**THE REQUEST**
Return a copy of each line that holds the string "draw".

**DATASET SECTION**
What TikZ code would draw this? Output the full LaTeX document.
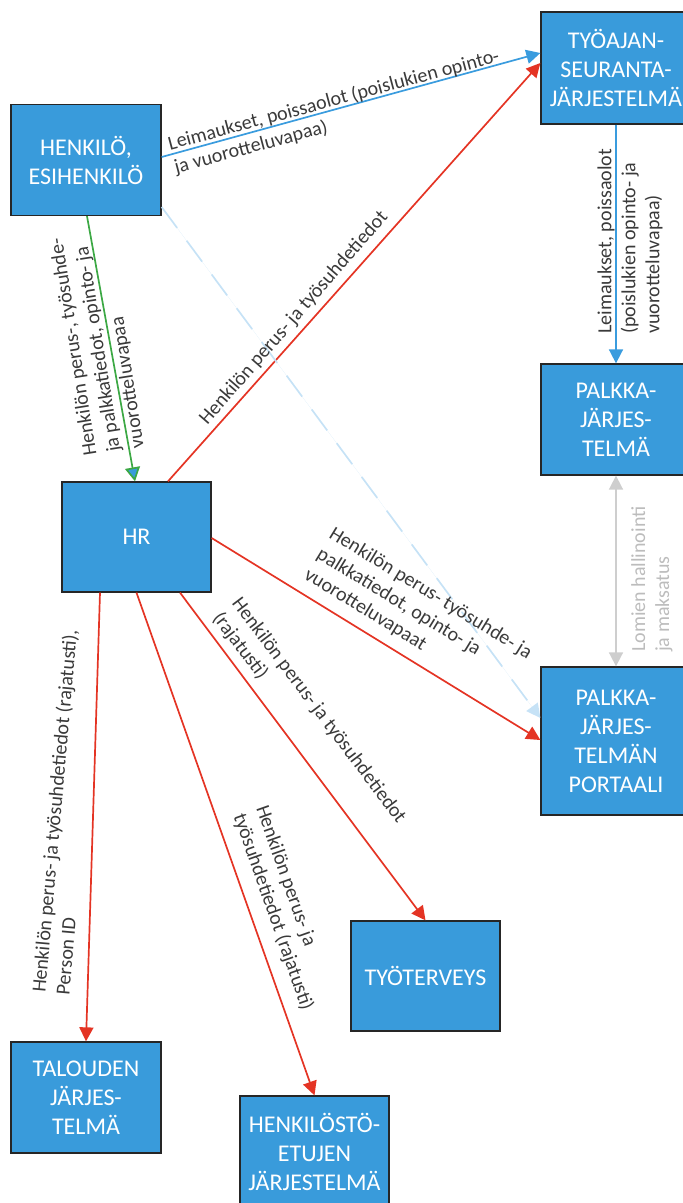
\documentclass[tikz,border=0pt]{standalone}
\usepackage{fontspec}
\setmainfont{Carlito}
\usetikzlibrary{arrows.meta}

\definecolor{boxblue}{RGB}{57,155,219}
\definecolor{boxline}{RGB}{38,38,38}
\definecolor{flowblue}{RGB}{58,156,222}
\definecolor{flowred}{RGB}{228,52,36}
\definecolor{flowgreen}{RGB}{60,168,68}
\definecolor{flowpale}{RGB}{198,226,246}
\definecolor{flowgray}{RGB}{206,206,206}
\definecolor{lbltext}{RGB}{58,58,58}
\definecolor{lblgray}{RGB}{188,188,188}

\newcommand\sysfont{\fontsize{24}{29}\selectfont}
\newcommand\lblfont{\fontsize{20}{24}\selectfont}

\tikzset{
  sysbox/.style={draw=boxline, fill=boxblue, line width=1.3pt, text=white,
    font=\sysfont, align=center, inner sep=0pt,
    minimum width=150pt, minimum height=111pt},
  flow/.style={line width=1.7pt, -{Triangle[length=14pt,width=14pt]}},
  lbl/.style={font=\lblfont, text=lbltext, inner sep=0pt, align=left},
}

\begin{document}
\begin{tikzpicture}[x=1pt,y=-1pt]
\useasboundingbox (0,0) rectangle (683,1203);
\clip (0,0) rectangle (683,1203);

% systems
\node[sysbox] (hen)  at (86,160)      {HENKILÖ,\\ESIHENKILÖ};
\node[sysbox, minimum height=112pt] (tyo) at (616,68) {TYÖAJAN-\\SEURANTA-\\JÄRJESTELMÄ};
\node[sysbox] (pal)  at (616,419.5)   {PALKKA-\\JÄRJES-\\TELMÄ};
\node[sysbox, minimum width=149pt, minimum height=110pt] (hr) at (136.5,537) {HR};
\node[sysbox, minimum height=148pt] (por) at (616,741) {PALKKA-\\JÄRJES-\\TELMÄN\\PORTAALI};
\node[sysbox, minimum width=149pt, minimum height=110pt] (tyot) at (425.5,976) {TYÖTERVEYS};
\node[sysbox] (tal)  at (86,1097.5)   {TALOUDEN\\JÄRJES-\\TELMÄ};
\node[sysbox, minimum width=149pt] (hetu) at (314.5,1151.5) {HENKILÖSTÖ-\\ETUJEN\\JÄRJESTELMÄ};

% data flows
\draw[flow, draw=flowblue, fill=flowblue] ([yshift=3pt]hen.east) -- ([yshift=15pt]tyo.west);
\draw[flow, draw=flowred, fill=flowred] ([xshift=31.5pt]hr.north) -- ([yshift=5pt]tyo.west);
\draw[flow, draw=flowblue, fill=flowblue] (tyo.south) -- (pal.north);
\draw[line width=1.7pt, draw=flowgreen,
  -{Triangle[length=14pt,width=15pt,fill=boxblue]}] ([xshift=1pt]hen.south) -- ([xshift=-1.5pt]hr.north);
\draw[flow, draw=flowpale, fill=flowpale, dash pattern=on 26pt off 16pt]
  ([yshift=-47pt]hen.east) -- ([yshift=23pt]por.west);
\draw[line width=1.7pt, draw=flowgray, fill=flowgray,
  {Triangle[length=14pt,width=14pt]}-{Triangle[length=14pt,width=14pt]}] (pal.south) -- (por.north);
\draw[flow, draw=flowred, fill=flowred] ([yshift=-1pt]hr.east) -- ([yshift=1pt]por.west);
\draw[flow, draw=flowred, fill=flowred] ([xshift=43.5pt]hr.south) -- (tyot.north);
\draw[flow, draw=flowred, fill=flowred] (hr.south) -- (hetu.north);
\draw[flow, draw=flowred, fill=flowred] ([xshift=-36.5pt]hr.south) -- (tal.north);

% flow labels
\node[lbl, rotate=15] (l1) at (337,112)
  {Leimaukset, poissaolot (poislukien opinto-\\ja vuorotteluvapaa)};
\node[lbl, rotate=49] (l2) at (294,318) {Henkilön perus- ja työsuhdetiedot};
\node[lbl, rotate=90, anchor=west] (l3) at (630,334)
  {Leimaukset, poissaolot\\(poislukien opinto- ja\\vuorotteluvapaa)};
\node[lbl, rotate=99, anchor=west] (l4) at (115,452)
  {Henkilön perus-, työsuhde-\\ja palkkatiedot, opinto- ja\\vuorotteluvapaa};
\node[lbl, rotate=90, anchor=west, text=lblgray] (l5) at (652,652)
  {Lomien hallinointi\\ja maksatus};
\node[lbl, rotate=-31.5] (l6) at (418,614)
  {Henkilön perus- työsuhde- ja\\palkkatiedot, opinto- ja\\vuorotteluvapaat};
\node[lbl, rotate=-53] (l7) at (309,718)
  {Henkilön perus- ja työsuhdetiedot\\(rajatusti)};
\node[lbl, rotate=-70.6] (l8) at (284,908)
  {Henkilön perus- ja\\työsuhdetiedot (rajatusti)};
\node[lbl, rotate=85] (l9) at (66,812)
  {Henkilön perus- ja työsuhdetiedot (rajatusti),\\Person ID};
\end{tikzpicture}
\end{document}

**ANSWER**
What TikZ code would draw this? Output the full LaTeX document.
  sysbox/.style={draw=boxline, fill=boxblue, line width=1.3pt, text=white,
\draw[flow, draw=flowblue, fill=flowblue] ([yshift=3pt]hen.east) -- ([yshift=15pt]tyo.west);
\draw[flow, draw=flowred, fill=flowred] ([xshift=31.5pt]hr.north) -- ([yshift=5pt]tyo.west);
\draw[flow, draw=flowblue, fill=flowblue] (tyo.south) -- (pal.north);
\draw[line width=1.7pt, draw=flowgreen,
\draw[flow, draw=flowpale, fill=flowpale, dash pattern=on 26pt off 16pt]
\draw[line width=1.7pt, draw=flowgray, fill=flowgray,
\draw[flow, draw=flowred, fill=flowred] ([yshift=-1pt]hr.east) -- ([yshift=1pt]por.west);
\draw[flow, draw=flowred, fill=flowred] ([xshift=43.5pt]hr.south) -- (tyot.north);
\draw[flow, draw=flowred, fill=flowred] (hr.south) -- (hetu.north);
\draw[flow, draw=flowred, fill=flowred] ([xshift=-36.5pt]hr.south) -- (tal.north);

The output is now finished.